Not surprisingly then, Khanna, with whom I had a formal public debate sponsored by the Voice of America in 2017, completely toes the Silicon Valley party line re H-1B:  “Intels Good, Infosyses Bad,” meaning that the mainstream firms who hire H-1Bs from the pools of foreign students at US universities, use the H-1B program responsibly, while the Indian outsourcing firms such as Infosys are the main abusers of the visa.  Note that the “Intels” include not only the household-name megafirms, but also smaller ones such as for instance the Bank of the West; the key defining property is hiring foreign students from US campuses.

(The above link is the last of four posts in which I reported on the debate and its aftermath. Follow the links if you are interested in more about Khanna.)

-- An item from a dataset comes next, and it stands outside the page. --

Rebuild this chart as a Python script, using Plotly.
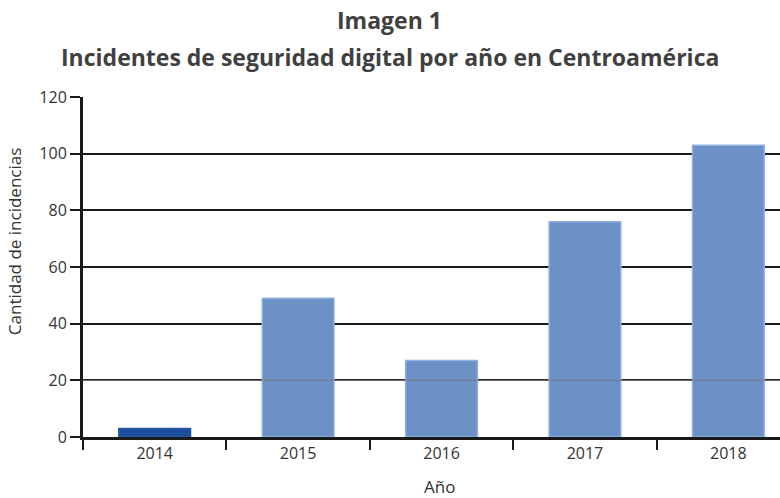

As I’ve explained in numerous blog posts (click here for a summary), the “Intels” are just as culpable as the “Infosyses,” actually even more so. So the “Intels Good, Infosyses Bad” is false and highly misleading. Yet, IT SELLS. The American people, and in particular Congress and the press, generally have a high opinion of the Intels. So when the latter say in unctuous tones, “Yes, H-1B is badly abused but not by us; it’s those Indian firms,” it sounds plausible. Again, it’s blatant scapegoating — I strongly suspect the industry PR people go out of their way to insert the word “Indian” — but the PR people know very well what sells. Sadly, even many of the H-1B critics have bought into IGIB.

So, what about those other authors of the new bill? In summary:

  • Grassley, a very decent, common sense person, was originally quite a critic of the visa, and at first was introducing good legislation (though it never got anywhere). However, at some point he “fell in with the bad kids,” and has had the IGIB view for some years now.
  • Durbin has always viewed the issue in IGIB terms.
  • Pascrell, though also an IGIBer, has also introduced some good, though also unsucessful legislation.

So — my gosh, what a surprise! — this new bill is all IGIB. In fact, in the above-linked press release, the quotes of ALL 7 POLITICIANS each boil down to IGIB.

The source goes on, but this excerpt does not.